LMH program helps parents grieve

A stillbirth program at Lawrence Memorial Hospital calls for several steps to be taken to allow parents to grieve and remember their child.

“When a baby is stillborn, the parents have a very, very short time to make a lifetime of memories,” said Isabel Schmedemann, a registered nurse and maternal child director at LMH.

The hospital prepares a “memory box” for the mother, Schmedemann said. It includes hand and footprints of the baby, hair and bereavement photos, she said.

“We try to keep as many keepsakes as we can for the parents,” Schmedemann said.

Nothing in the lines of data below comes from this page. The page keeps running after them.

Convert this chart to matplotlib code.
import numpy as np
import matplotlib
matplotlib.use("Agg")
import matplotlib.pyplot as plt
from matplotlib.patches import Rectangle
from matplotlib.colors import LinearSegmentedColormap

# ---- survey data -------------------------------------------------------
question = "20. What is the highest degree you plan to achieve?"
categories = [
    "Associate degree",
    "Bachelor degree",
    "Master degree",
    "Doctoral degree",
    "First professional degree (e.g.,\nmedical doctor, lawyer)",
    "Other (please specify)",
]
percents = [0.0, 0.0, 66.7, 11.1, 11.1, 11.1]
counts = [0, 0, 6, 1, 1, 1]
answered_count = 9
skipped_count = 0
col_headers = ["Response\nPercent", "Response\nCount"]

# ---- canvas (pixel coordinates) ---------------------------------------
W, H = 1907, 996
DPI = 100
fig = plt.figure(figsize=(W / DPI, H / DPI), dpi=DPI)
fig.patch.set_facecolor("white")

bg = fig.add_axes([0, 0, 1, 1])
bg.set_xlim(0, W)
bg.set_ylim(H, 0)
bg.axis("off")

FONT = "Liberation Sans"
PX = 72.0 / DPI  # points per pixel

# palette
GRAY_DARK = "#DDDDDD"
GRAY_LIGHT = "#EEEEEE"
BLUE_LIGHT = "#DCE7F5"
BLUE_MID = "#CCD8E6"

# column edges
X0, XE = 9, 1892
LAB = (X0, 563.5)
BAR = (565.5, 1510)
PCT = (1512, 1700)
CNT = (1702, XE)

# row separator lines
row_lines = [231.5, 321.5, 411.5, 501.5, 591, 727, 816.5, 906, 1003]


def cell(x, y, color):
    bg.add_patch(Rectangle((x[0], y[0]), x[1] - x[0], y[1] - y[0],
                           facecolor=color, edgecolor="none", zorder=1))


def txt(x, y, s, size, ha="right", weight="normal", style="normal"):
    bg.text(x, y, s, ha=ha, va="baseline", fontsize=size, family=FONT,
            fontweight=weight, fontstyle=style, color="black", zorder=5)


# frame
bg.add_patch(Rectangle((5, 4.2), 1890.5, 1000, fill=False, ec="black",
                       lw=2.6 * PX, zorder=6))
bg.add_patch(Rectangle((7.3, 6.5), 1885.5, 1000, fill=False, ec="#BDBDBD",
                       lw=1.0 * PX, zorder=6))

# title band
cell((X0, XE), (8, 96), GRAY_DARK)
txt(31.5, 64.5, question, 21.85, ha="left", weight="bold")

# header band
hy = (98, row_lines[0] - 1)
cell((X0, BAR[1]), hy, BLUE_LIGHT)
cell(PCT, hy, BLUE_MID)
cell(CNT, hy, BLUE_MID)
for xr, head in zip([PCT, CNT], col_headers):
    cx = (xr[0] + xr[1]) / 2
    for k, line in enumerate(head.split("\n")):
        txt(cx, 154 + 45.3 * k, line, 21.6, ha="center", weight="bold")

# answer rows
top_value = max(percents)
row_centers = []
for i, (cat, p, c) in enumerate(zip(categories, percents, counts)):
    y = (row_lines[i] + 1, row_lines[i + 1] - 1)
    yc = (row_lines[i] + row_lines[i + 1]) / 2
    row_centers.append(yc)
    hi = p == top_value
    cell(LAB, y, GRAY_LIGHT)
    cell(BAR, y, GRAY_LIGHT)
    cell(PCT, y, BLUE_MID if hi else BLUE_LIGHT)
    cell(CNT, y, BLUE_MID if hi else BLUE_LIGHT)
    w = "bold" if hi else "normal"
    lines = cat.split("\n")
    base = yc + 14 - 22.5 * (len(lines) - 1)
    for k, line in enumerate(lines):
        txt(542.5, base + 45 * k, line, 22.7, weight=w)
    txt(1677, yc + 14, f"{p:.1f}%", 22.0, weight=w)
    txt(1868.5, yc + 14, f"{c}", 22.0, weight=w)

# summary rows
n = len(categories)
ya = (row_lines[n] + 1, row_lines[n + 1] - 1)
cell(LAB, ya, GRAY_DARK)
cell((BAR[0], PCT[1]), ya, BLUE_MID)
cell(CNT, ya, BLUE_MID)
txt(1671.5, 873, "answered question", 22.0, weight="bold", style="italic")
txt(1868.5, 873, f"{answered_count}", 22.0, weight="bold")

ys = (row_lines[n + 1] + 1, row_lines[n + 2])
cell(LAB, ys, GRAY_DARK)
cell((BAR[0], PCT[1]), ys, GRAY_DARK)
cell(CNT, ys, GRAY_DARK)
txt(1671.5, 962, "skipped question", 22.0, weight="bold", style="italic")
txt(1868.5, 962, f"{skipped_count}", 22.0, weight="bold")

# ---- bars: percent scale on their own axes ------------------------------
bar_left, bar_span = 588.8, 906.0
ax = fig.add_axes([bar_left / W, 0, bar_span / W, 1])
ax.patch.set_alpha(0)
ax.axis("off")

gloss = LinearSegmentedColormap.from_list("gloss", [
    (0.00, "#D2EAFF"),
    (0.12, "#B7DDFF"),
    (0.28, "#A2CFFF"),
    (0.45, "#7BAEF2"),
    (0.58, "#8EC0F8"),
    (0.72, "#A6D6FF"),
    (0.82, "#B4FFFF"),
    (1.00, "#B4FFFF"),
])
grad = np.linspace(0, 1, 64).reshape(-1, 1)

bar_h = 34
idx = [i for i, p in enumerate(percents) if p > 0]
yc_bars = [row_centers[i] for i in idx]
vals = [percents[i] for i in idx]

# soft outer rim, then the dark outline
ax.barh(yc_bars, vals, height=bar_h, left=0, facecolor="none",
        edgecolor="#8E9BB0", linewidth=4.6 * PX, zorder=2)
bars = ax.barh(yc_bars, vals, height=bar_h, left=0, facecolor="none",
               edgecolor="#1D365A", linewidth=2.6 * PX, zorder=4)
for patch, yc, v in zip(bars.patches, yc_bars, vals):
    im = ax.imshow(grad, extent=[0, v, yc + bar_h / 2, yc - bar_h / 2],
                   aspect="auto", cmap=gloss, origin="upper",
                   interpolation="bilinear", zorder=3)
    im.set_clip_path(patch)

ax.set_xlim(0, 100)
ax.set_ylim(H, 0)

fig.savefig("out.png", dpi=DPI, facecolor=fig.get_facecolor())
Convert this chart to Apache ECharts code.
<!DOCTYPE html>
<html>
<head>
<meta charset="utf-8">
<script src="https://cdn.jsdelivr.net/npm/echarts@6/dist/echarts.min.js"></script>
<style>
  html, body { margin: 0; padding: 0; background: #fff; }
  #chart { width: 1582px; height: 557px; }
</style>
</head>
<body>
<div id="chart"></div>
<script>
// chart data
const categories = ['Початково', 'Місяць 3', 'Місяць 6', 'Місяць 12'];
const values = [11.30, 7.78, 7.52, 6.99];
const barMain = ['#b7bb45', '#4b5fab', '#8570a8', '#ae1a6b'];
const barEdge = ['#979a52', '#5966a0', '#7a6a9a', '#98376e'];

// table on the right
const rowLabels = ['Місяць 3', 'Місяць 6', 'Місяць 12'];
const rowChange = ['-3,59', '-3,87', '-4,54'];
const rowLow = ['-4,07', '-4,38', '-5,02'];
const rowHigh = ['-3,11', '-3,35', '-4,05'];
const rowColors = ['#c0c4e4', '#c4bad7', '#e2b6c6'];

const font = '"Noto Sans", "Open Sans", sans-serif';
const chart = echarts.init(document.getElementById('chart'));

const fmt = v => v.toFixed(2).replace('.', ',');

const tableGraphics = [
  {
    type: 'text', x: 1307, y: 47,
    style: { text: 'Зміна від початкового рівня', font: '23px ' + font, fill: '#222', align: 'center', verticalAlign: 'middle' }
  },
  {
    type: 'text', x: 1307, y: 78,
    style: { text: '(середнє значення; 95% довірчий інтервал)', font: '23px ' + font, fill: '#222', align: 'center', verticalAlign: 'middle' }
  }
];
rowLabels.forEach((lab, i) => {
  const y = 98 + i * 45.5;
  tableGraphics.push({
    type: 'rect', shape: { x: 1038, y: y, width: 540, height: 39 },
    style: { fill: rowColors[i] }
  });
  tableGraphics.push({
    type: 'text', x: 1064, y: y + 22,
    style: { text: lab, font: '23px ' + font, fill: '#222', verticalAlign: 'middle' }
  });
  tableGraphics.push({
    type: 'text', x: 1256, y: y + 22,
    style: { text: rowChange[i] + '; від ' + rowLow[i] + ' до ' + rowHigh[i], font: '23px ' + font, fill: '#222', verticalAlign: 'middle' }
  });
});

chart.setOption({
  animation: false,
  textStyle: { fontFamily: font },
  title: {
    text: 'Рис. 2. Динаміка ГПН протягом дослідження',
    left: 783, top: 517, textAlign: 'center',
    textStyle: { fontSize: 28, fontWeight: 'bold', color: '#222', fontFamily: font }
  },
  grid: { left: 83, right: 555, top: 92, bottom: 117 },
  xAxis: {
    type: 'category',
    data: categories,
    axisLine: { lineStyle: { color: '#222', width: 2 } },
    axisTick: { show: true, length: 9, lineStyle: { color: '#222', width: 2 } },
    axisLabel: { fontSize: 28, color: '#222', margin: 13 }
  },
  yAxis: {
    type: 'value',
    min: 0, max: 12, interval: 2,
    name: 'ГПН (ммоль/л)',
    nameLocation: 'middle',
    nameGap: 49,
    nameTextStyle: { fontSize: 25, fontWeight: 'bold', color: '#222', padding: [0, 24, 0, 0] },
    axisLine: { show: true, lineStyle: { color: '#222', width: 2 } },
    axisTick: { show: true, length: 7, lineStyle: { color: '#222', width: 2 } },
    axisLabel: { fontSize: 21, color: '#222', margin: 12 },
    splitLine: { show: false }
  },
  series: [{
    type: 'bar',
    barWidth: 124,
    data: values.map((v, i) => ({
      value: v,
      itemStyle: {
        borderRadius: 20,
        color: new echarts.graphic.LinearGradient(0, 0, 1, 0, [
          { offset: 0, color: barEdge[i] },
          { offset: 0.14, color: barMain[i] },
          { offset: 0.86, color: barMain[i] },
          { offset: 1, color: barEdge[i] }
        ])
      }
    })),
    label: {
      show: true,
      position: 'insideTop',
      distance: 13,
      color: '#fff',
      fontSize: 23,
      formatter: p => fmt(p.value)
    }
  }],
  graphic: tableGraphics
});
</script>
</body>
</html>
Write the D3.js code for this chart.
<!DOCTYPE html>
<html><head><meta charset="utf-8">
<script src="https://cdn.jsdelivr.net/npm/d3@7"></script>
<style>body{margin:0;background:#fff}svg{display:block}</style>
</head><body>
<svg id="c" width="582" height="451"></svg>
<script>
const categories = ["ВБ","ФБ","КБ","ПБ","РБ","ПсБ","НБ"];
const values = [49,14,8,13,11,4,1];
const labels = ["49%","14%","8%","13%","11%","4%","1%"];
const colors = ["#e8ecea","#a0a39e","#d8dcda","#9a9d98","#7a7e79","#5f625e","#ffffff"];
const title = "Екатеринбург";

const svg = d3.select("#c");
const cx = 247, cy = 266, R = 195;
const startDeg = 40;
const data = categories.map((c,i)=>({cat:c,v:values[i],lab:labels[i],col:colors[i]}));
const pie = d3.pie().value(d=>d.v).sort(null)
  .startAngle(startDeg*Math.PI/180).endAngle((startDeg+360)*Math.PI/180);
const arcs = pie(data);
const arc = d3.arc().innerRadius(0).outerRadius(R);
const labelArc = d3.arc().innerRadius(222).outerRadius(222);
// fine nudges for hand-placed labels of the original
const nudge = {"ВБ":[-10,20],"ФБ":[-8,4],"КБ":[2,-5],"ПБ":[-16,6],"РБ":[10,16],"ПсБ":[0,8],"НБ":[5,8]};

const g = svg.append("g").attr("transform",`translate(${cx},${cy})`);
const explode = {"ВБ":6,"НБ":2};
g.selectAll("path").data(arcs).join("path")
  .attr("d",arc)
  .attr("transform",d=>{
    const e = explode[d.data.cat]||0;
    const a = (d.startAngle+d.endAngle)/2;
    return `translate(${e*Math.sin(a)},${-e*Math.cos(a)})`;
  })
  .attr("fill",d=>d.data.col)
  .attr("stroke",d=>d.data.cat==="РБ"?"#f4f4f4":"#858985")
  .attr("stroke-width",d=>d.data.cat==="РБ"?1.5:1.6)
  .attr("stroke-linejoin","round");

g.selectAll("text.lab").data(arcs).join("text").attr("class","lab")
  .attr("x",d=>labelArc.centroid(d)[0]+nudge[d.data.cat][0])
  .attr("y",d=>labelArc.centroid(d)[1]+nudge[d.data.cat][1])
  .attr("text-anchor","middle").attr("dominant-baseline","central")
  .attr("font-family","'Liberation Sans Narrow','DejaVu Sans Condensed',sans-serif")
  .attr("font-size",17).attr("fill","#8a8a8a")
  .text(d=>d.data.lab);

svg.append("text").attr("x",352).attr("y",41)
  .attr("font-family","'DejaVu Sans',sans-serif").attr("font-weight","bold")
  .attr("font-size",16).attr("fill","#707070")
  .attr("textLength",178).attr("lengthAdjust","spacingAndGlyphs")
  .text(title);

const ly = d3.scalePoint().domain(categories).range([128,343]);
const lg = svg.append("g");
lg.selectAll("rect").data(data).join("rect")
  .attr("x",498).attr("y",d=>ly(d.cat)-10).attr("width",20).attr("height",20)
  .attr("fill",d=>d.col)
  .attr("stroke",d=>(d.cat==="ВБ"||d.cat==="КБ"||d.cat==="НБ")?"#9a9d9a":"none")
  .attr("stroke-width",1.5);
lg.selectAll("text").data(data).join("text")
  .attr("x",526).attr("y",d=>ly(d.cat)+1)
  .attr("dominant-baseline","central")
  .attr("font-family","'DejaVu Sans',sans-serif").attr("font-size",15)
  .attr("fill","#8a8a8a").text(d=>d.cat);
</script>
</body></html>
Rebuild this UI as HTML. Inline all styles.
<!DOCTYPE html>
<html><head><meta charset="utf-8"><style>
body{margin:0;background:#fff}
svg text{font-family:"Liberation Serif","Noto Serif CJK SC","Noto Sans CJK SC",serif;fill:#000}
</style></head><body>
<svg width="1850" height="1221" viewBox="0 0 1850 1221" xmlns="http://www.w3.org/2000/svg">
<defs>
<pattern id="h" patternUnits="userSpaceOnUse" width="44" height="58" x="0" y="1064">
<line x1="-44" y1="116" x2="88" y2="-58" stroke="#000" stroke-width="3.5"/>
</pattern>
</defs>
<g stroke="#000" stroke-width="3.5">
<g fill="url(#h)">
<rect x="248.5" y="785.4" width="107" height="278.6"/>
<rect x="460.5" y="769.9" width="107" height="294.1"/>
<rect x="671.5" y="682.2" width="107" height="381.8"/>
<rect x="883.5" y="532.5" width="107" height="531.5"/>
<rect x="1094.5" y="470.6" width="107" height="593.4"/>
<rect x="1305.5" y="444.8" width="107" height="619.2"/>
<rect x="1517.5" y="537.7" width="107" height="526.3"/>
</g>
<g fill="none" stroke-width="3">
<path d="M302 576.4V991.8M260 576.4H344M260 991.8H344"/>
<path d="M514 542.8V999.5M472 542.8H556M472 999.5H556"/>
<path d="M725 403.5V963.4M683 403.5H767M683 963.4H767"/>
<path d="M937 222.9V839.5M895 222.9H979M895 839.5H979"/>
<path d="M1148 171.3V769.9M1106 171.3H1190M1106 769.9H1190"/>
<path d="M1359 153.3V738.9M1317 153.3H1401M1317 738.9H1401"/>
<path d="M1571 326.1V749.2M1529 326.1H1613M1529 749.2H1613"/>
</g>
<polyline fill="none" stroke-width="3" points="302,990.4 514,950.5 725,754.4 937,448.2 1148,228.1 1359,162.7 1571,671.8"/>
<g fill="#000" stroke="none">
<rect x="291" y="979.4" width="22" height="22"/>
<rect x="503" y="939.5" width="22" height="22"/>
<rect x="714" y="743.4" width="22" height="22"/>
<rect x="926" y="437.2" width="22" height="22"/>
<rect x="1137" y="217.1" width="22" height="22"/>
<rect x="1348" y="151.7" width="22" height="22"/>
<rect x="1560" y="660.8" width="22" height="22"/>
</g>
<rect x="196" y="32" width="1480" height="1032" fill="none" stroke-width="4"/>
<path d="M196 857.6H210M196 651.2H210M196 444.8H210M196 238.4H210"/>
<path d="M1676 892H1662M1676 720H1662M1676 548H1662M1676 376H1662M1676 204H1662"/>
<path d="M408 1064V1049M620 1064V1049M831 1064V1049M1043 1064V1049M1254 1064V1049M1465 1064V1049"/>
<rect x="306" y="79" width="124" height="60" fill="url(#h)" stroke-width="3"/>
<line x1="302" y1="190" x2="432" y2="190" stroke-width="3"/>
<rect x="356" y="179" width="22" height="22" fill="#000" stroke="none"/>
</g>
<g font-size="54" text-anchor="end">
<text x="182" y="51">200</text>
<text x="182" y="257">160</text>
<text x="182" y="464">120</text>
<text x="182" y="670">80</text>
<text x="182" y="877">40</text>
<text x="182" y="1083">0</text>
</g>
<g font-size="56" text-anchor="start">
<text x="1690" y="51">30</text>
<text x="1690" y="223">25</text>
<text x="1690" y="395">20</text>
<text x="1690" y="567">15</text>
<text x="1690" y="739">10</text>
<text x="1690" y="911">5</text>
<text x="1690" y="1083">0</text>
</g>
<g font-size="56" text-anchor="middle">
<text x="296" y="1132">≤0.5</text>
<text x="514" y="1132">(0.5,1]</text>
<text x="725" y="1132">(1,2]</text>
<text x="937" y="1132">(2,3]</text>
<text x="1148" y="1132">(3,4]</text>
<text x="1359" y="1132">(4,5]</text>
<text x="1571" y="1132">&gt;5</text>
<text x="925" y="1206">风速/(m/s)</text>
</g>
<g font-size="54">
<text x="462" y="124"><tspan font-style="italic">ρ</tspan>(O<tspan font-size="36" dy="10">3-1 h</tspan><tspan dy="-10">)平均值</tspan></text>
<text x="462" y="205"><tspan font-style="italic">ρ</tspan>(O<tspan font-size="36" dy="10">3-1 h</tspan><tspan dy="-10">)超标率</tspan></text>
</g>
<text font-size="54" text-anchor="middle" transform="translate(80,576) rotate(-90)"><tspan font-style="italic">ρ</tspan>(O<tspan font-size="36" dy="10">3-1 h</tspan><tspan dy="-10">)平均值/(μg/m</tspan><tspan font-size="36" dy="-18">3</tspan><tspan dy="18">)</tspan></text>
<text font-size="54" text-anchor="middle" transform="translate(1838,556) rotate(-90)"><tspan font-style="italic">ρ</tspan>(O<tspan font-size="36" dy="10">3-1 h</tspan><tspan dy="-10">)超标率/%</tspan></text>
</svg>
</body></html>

The photographs are processed by a private company for confidentiality purposes, she said. The hospital is in the process of getting its own equipment to process digital photos.

Some parents don’t want the memory box because of their grief, Schmedemann said. Yet many of those parents change their minds a few months later and call the hospital to see if the box is still available. The hospital usually keeps the memory box for at least six months in case parents change their minds, she said.

During the year after a stillbirth, LMH sends cards to the parents on Father’s Day and Mother’s Day and other special occasions such as Christmas.

“It’s just to let them know we’re thinking about them,” Schmedemann said.

There are about a dozen stillbirths a year at LMH, Schmedemann said. Last year the hospital delivered about 1,100 babies, she said.